Competing priorities in career advancement

Two people cannot always sprint at the same time. It’s just not realistic.

There are seasons where one person needs to push hard:

  • A promotion on the line.
  • A huge project.
  • A job transition.
  • A moment to rebuild confidence or momentum.

And there are seasons where the other person has to take the lead.

But here’s the part that takes actual maturity and partnership:

You have to trade seasons without resentment.

You can’t both be the “priority career” all the time. You also can’t both be the one making sacrifices all the time.

A healthy two-career household becomes a rhythm:

 “My turn to sprint.”
“Your turn to sprint.”
“My turn to support.”
“Your turn to support.”

It’s not about keeping score, it’s about keeping balance.

Acknowledging ambition on both sides

Maybe there’s a stereotype that only one person is ambitious. In reality, most two-career households are made up of two people who want to grow, achieve, and build something meaningful.

No one wants to stagnate. No one wants to feel like “the support role” forever.

So the real work is not just household management, it’s emotional management.

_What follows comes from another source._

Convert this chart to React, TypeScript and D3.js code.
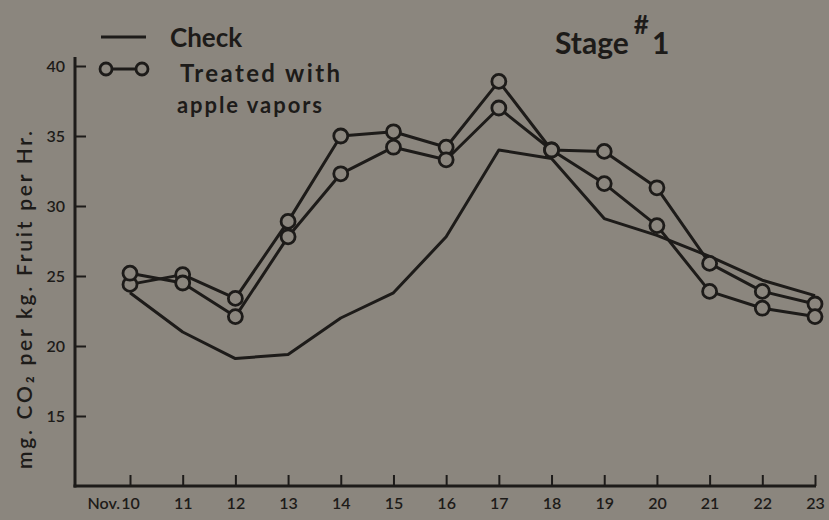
import { useEffect, useRef } from "react";
import * as d3 from "d3";

const days = [10, 11, 12, 13, 14, 15, 16, 17, 18, 19, 20, 21, 22, 23];
const checkValues = [23.8, 21.0, 19.1, 19.4, 22.0, 23.8, 27.8, 34.0, 33.4, 29.1, 27.9, 26.4, 24.7, 23.6];
const treatedA = [24.4, 25.1, 23.4, 28.9, 35.0, 35.3, 34.2, 38.9, 34.0, 33.9, 31.3, 25.9, 23.9, 23.0];
const treatedB = [25.2, 24.5, 22.1, 27.8, 32.3, 34.2, 33.3, 37.0, 34.0, 31.6, 28.6, 23.9, 22.7, 22.1];
const yTicks = [15, 20, 25, 30, 35, 40];

const BG = "#8b867e";
const INK = "#1d1b19";
const FONT = "Lato, 'DejaVu Sans', sans-serif";

export default function App() {
  const svgRef = useRef<SVGSVGElement | null>(null);

  useEffect(() => {
    const svgElement = svgRef.current;
    if (!svgElement) return;
    const width = 829;
    const height = 520;
    const axisLeftX = 75;

    const x = d3.scaleLinear().domain([10, 23]).range([130, 815]);
    const y = d3.scaleLinear().domain([10, 40]).range([486, 66]);

    const svg = d3.select(svgElement);
    svg.selectAll("*").remove();
    svg.attr("viewBox", `0 0 ${width} ${height}`);

    svg.append("rect").attr("width", width).attr("height", height).attr("fill", BG);

    // axis lines drawn by hand so the x axis reaches back to the y axis
    svg
      .append("line")
      .attr("x1", axisLeftX)
      .attr("x2", axisLeftX)
      .attr("y1", 57)
      .attr("y2", y(10) + 1.5)
      .attr("stroke", INK)
      .attr("stroke-width", 3);
    svg
      .append("line")
      .attr("x1", axisLeftX - 1.5)
      .attr("x2", x(23) + 1)
      .attr("y1", y(10))
      .attr("y2", y(10))
      .attr("stroke", INK)
      .attr("stroke-width", 3);

    const xAxis = svg
      .append("g")
      .attr("transform", `translate(0, ${y(10)})`)
      .call(d3.axisBottom(x).tickValues(days).tickSize(-11).tickSizeOuter(0).tickPadding(12).tickFormat((d) => `${d}`));
    xAxis.select(".domain").remove();
    xAxis.selectAll("line").attr("stroke", INK).attr("stroke-width", 2);
    xAxis
      .selectAll("text")
      .attr("fill", INK)
      .attr("font-size", 16)
      .attr("font-weight", 600)
      .attr("font-family", FONT);

    svg
      .append("text")
      .attr("x", x(10) - 10)
      .attr("y", y(10) + 23)
      .attr("text-anchor", "end")
      .attr("font-size", 16)
      .attr("font-weight", 600)
      .attr("font-family", FONT)
      .attr("fill", INK)
      .text("Nov.");

    const yAxis = svg
      .append("g")
      .attr("transform", `translate(${axisLeftX}, 0)`)
      .call(d3.axisLeft(y).tickValues(yTicks).tickSize(-11).tickSizeOuter(0).tickPadding(10).tickFormat((d) => `${d}`));
    yAxis.select(".domain").remove();
    yAxis.selectAll("line").attr("stroke", INK).attr("stroke-width", 2);
    yAxis
      .selectAll("text")
      .attr("fill", INK)
      .attr("font-size", 16)
      .attr("font-weight", 600)
      .attr("font-family", FONT);

    svg
      .append("text")
      .attr("transform", `translate(32, 300) rotate(-90)`)
      .attr("text-anchor", "middle")
      .attr("font-size", 21)
      .attr("font-weight", 600)
      .attr("font-family", FONT)
      .attr("fill", INK)
      .attr("textLength", 338)
      .attr("lengthAdjust", "spacing")
      .text("mg. CO₂ per kg. Fruit per Hr.");

    const line = d3
      .line<number>()
      .x((_, i) => x(days[i]))
      .y((v) => y(v));

    [checkValues, treatedA, treatedB].forEach((values) => {
      svg
        .append("path")
        .attr("d", line(values) ?? "")
        .attr("fill", "none")
        .attr("stroke", INK)
        .attr("stroke-width", 3)
        .attr("stroke-linejoin", "round");
    });

    [treatedA, treatedB].forEach((values) => {
      svg
        .append("g")
        .selectAll("circle")
        .data(values)
        .join("circle")
        .attr("cx", (_, i) => x(days[i]))
        .attr("cy", (v) => y(v))
        .attr("r", 7)
        .attr("fill", BG)
        .attr("stroke", INK)
        .attr("stroke-width", 2.8);
    });

    // legend
    const legend = svg.append("g").attr("font-family", FONT).attr("fill", INK).attr("font-weight", 700);
    legend
      .append("line")
      .attr("x1", 101)
      .attr("x2", 146)
      .attr("y1", 37)
      .attr("y2", 37)
      .attr("stroke", INK)
      .attr("stroke-width", 3);
    legend.append("text").attr("x", 170).attr("y", 47).attr("font-size", 26).text("Check");
    legend
      .append("line")
      .attr("x1", 106)
      .attr("x2", 142)
      .attr("y1", 69)
      .attr("y2", 69)
      .attr("stroke", INK)
      .attr("stroke-width", 3);
    [106, 142].forEach((cx) => {
      legend
        .append("circle")
        .attr("cx", cx)
        .attr("cy", 69)
        .attr("r", 6)
        .attr("fill", BG)
        .attr("stroke", INK)
        .attr("stroke-width", 2.8);
    });
    legend
      .append("text")
      .attr("x", 180)
      .attr("y", 82)
      .attr("font-size", 24)
      .attr("textLength", 160)
      .attr("lengthAdjust", "spacing")
      .text("Treated with");
    legend
      .append("text")
      .attr("x", 177)
      .attr("y", 113)
      .attr("font-size", 22)
      .attr("textLength", 145)
      .attr("lengthAdjust", "spacing")
      .text("apple vapors");

    // title
    const title = svg
      .append("text")
      .attr("x", 555)
      .attr("y", 54)
      .attr("font-family", FONT)
      .attr("font-weight", 700)
      .attr("fill", INK);
    title.append("tspan").attr("font-size", 30).text("Stage");
    title.append("tspan").attr("font-size", 26).attr("dx", 5).attr("dy", -20).text("#");
    title.append("tspan").attr("font-size", 30).attr("dx", 3).attr("dy", 20).text("1");
  }, []);

  return (
    <svg
      ref={svgRef}
      width={829}
      height={520}
      style={{ position: "fixed", left: 0, top: 0, display: "block" }}
      role="img"
      aria-label="Stage 1 respiration chart"
    />
  );
}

It’s reminding each other:
“I see your ambition.”
“I know your goals matter.”
“I’m with you.”

It’s partnership at the deepest level.

Why this matters

A two-career household thrives when both people feel seen and supported, not just at home, but in their ambitions.

It thrives when you talk openly about:

  • Money
  • Time
  • Pressure
  • Tradeoffs
  • Career seasons
  • Emotional labor
  • And the reality that neither person’s dreams should be sacrificed long-term

Is it exhausting? Absolutely. But it’s also one of the most significant signs of a modern, resilient partnership.

Two careers. One family. A constant negotiation of time, priorities, and dreams.

And somehow through honesty, flexibility, and teamwork you make it work.